London-Based Biologist Advocates Reproduction Without Sex, Don’t Throw Out Your Marvin Gaye CDs Just Yet

shutterstock_84631033Our fertility declines in our thirties, greatly so, but are we ready for a world like the one London-based biologist and science writer Aarathi Prasad suggests, where most of our babies are conceived in laboratories and born via in vitro fertilization? It’s an interesting premise, that in the years to come women will no longer have to worry about their biological clocks and can focus on their careers during their prime working years before starting on a family, but part of me has this romanticized version of conception that involves old school R&B recordings and some nice wine beforehand. From CNN.com:

“in the next 20 years, more young people will freeze their eggs and [sperm] in their 20s, and bank them for later use. They will do away with the need for contraception by being sterilised, and withdraw their eggs and sperm from the bank when they are ready to have a child via IVF.”

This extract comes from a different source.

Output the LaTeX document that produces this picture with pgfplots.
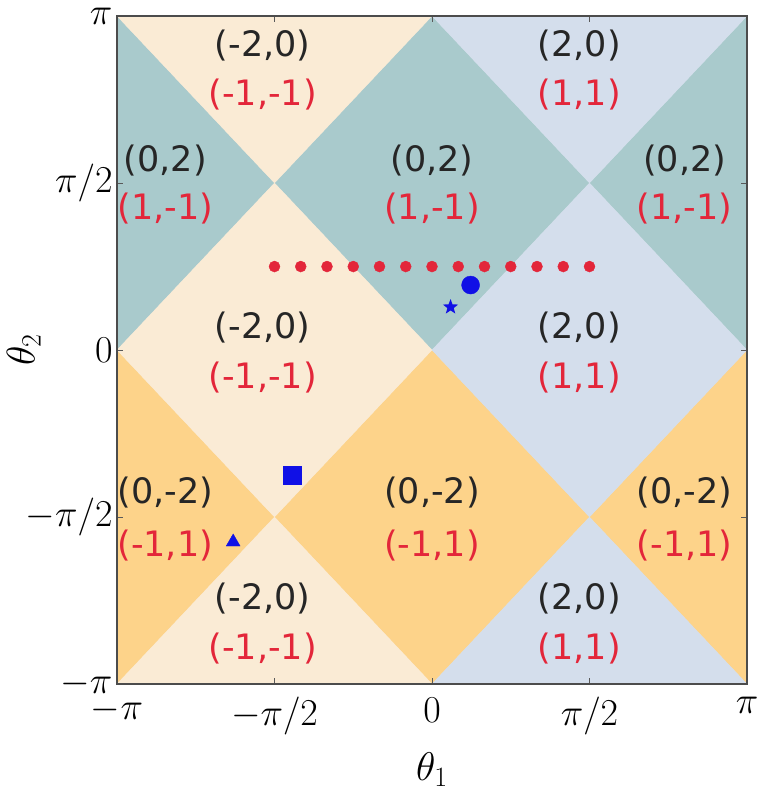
\RequirePackage{fix-cm}
\documentclass[border=0pt]{standalone}
\usepackage{pgfplots}
\pgfplotsset{compat=1.18}
\usepackage{fontspec}
\newfontfamily\dv{DejaVu Sans}
\usetikzlibrary{plotmarks}
\definecolor{cteal}{HTML}{A9CACC}
\definecolor{cbeige}{HTML}{FAEBD5}
\definecolor{cblue}{HTML}{D4DEEC}
\definecolor{corange}{HTML}{FDD38A}
\definecolor{cred}{HTML}{E3263A}
\definecolor{cmark}{HTML}{1010E6}
\definecolor{ctext}{HTML}{262626}
\pgfdeclareplotmark{fstar}{%
  \pgfpathmoveto{\pgfpointpolar{90}{\pgfplotmarksize}}%
  \pgfpathlineto{\pgfpointpolar{126}{0.42\pgfplotmarksize}}%
  \pgfpathlineto{\pgfpointpolar{162}{\pgfplotmarksize}}%
  \pgfpathlineto{\pgfpointpolar{198}{0.42\pgfplotmarksize}}%
  \pgfpathlineto{\pgfpointpolar{234}{\pgfplotmarksize}}%
  \pgfpathlineto{\pgfpointpolar{270}{0.42\pgfplotmarksize}}%
  \pgfpathlineto{\pgfpointpolar{306}{\pgfplotmarksize}}%
  \pgfpathlineto{\pgfpointpolar{342}{0.42\pgfplotmarksize}}%
  \pgfpathlineto{\pgfpointpolar{18}{\pgfplotmarksize}}%
  \pgfpathlineto{\pgfpointpolar{54}{0.42\pgfplotmarksize}}%
  \pgfpathclose\pgfusepathqfill}
\tikzset{blab/.style={text=ctext,font=\dv\fontsize{35}{37}\selectfont},
         rlab/.style={text=cred,font=\dv\fontsize{35}{37}\selectfont}}
\begin{document}
\begin{tikzpicture}
\useasboundingbox (-117pt,-106pt) rectangle (642pt,684pt);
\begin{axis}[
  at={(0pt,0pt)}, anchor=south west,
  scale only axis, width=630pt, height=668pt,
  xmin=-3.14159, xmax=3.14159, ymin=-3.14159, ymax=3.14159,
  axis on top,
  xtick={-3.14159,-1.5708,0,1.5708,3.14159},
  ytick={-3.14159,-1.5708,0,1.5708,3.14159},
  xticklabels={$-\pi$,$-\pi/2$,$0$,$\pi/2$,$\pi$},
  yticklabels={$-\pi$,$-\pi/2$,$0$,$\pi/2$,$\pi$},
  tick label style={font=\fontsize{38}{40}\selectfont},
  label style={font=\fontsize{40}{42}\selectfont},
  xlabel={$\theta_1$}, ylabel={$\theta_2$},
  tick align=inside, major tick length=6pt,
  tick style={gray!70!black, line width=0.8pt},
  axis line style={gray!60!black, line width=1.2pt},
  xticklabel style={yshift=-10pt},
  yticklabel style={xshift=-1pt},
  xlabel style={yshift=-10pt},
  ylabel style={yshift=-22pt},
]
% teal cells
\addplot[fill=cteal, draw=cteal, line width=0.3pt] coordinates {(-4.7124,1.5708) (-3.1416,3.1416) (-1.5708,1.5708) (-3.1416,0)} --cycle;
\addplot[fill=cteal, draw=cteal, line width=0.3pt] coordinates {(-1.5708,1.5708) (0,3.1416) (1.5708,1.5708) (0,0)} --cycle;
\addplot[fill=cteal, draw=cteal, line width=0.3pt] coordinates {(1.5708,1.5708) (3.1416,3.1416) (4.7124,1.5708) (3.1416,0)} --cycle;
% orange cells
\addplot[fill=corange, draw=corange, line width=0.3pt] coordinates {(-4.7124,-1.5708) (-3.1416,0) (-1.5708,-1.5708) (-3.1416,-3.1416)} --cycle;
\addplot[fill=corange, draw=corange, line width=0.3pt] coordinates {(-1.5708,-1.5708) (0,0) (1.5708,-1.5708) (0,-3.1416)} --cycle;
\addplot[fill=corange, draw=corange, line width=0.3pt] coordinates {(1.5708,-1.5708) (3.1416,0) (4.7124,-1.5708) (3.1416,-3.1416)} --cycle;
% beige cells
\addplot[fill=cbeige, draw=cbeige, line width=0.3pt] coordinates {(-3.1416,0) (-1.5708,1.5708) (0,0) (-1.5708,-1.5708)} --cycle;
\addplot[fill=cbeige, draw=cbeige, line width=0.3pt] coordinates {(-3.1416,3.1416) (-1.5708,4.7124) (0,3.1416) (-1.5708,1.5708)} --cycle;
\addplot[fill=cbeige, draw=cbeige, line width=0.3pt] coordinates {(-3.1416,-3.1416) (-1.5708,-1.5708) (0,-3.1416) (-1.5708,-4.7124)} --cycle;
% blue cells
\addplot[fill=cblue, draw=cblue, line width=0.3pt] coordinates {(0,0) (1.5708,1.5708) (3.1416,0) (1.5708,-1.5708)} --cycle;
\addplot[fill=cblue, draw=cblue, line width=0.3pt] coordinates {(0,3.1416) (1.5708,4.7124) (3.1416,3.1416) (1.5708,1.5708)} --cycle;
\addplot[fill=cblue, draw=cblue, line width=0.3pt] coordinates {(0,-3.1416) (1.5708,-1.5708) (3.1416,-3.1416) (1.5708,-4.7124)} --cycle;
% labels
\node[blab] at (axis cs:-1.689,2.868) {(-2,0)};
\node[rlab] at (axis cs:-1.689,2.405) {(-1,-1)};
\node[blab] at (axis cs:1.468,2.868) {(2,0)};
\node[rlab] at (axis cs:1.468,2.405) {(1,1)};
\node[blab] at (axis cs:-2.661,1.781) {(0,2)};
\node[rlab] at (axis cs:-2.661,1.327) {(1,-1)};
\node[blab] at (axis cs:0,1.781) {(0,2)};
\node[rlab] at (axis cs:0,1.327) {(1,-1)};
\node[blab] at (axis cs:2.520,1.781) {(0,2)};
\node[rlab] at (axis cs:2.520,1.327) {(1,-1)};
\node[blab] at (axis cs:-1.689,0.213) {(-2,0)};
\node[rlab] at (axis cs:-1.689,-0.260) {(-1,-1)};
\node[blab] at (axis cs:1.468,0.213) {(2,0)};
\node[rlab] at (axis cs:1.468,-0.260) {(1,1)};
\node[blab] at (axis cs:-2.661,-1.337) {(0,-2)};
\node[rlab] at (axis cs:-2.661,-1.838) {(-1,1)};
\node[blab] at (axis cs:0,-1.337) {(0,-2)};
\node[rlab] at (axis cs:0,-1.838) {(-1,1)};
\node[blab] at (axis cs:2.520,-1.337) {(0,-2)};
\node[rlab] at (axis cs:2.520,-1.838) {(-1,1)};
\node[blab] at (axis cs:-1.689,-2.338) {(-2,0)};
\node[rlab] at (axis cs:-1.689,-2.811) {(-1,-1)};
\node[blab] at (axis cs:1.468,-2.338) {(2,0)};
\node[rlab] at (axis cs:1.468,-2.811) {(1,1)};
% path of red dots
\addplot[only marks, mark=*, mark size=5.5pt, color=cred, mark options={draw=none, fill=cred}] coordinates {
(-1.5708,0.785) (-1.3090,0.785) (-1.0472,0.785) (-0.7854,0.785) (-0.5236,0.785) (-0.2618,0.785) (0,0.785)
(0.2618,0.785) (0.5236,0.785) (0.7854,0.785) (1.0472,0.785) (1.3090,0.785) (1.5708,0.785)};
% markers
\addplot[only marks, mark=*, mark size=9pt, color=cmark, mark options={draw=none, fill=cmark}] coordinates {(0.385,0.611)};
\addplot[only marks, mark=fstar, mark size=8pt, color=cmark, mark options={fill=cmark}] coordinates {(0.185,0.404)};
\addplot[only marks, mark=square*, mark size=9pt, color=cmark, mark options={draw=none, fill=cmark}] coordinates {(-1.393,-1.176)};
\addplot[only marks, mark=triangle*, mark size=8pt, color=cmark, mark options={draw=none, fill=cmark}] coordinates {(-1.983,-1.806)};
\end{axis}
\end{tikzpicture}
\end{document}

That is certainly one option as we develop greater capabilities to store eggs more reliably and safely so that they are not damaged by the freezing/thawing process meant to preserve them. But in the next 20 years, there could be other developments on their way to the clinic. For example — also to avert damage — freezing strips of ovarian tissue instead of eggs, or tapping into recently identified reserves of ovarian stem cells that could be turned into a fresh supply of eggs for a woman, at any age; or even creating to order eggs (or sperm) from skin or bone marrow stem cells of men and women.

Early experiments with mice have shown that both sperm and eggs can be generated from the stem cells of males, and eggs from that of females, and that they can be fertilized to produce viable young.

 

The arguments Prasad present in her article make a lot of sense to me, an egalitarian society for our daughters, giving same-sex couples the chance of having their own genetic children, not forcing women to have to decide between career and family during the prime working years of her life, but part of it all sounds a bit clinical and cold to me. The idea that people could all choose sterilization and then have the ability to create a baby in a laboratory at a later date. It’s a concept that won’t ever directly affect me, considering my baby making days are over, but I guess a future with so much choice is something I find interesting for my daughter. I just hope she keeps the hand-me down Marvin Gaye and Barry White CDs for non-reproductive romance time.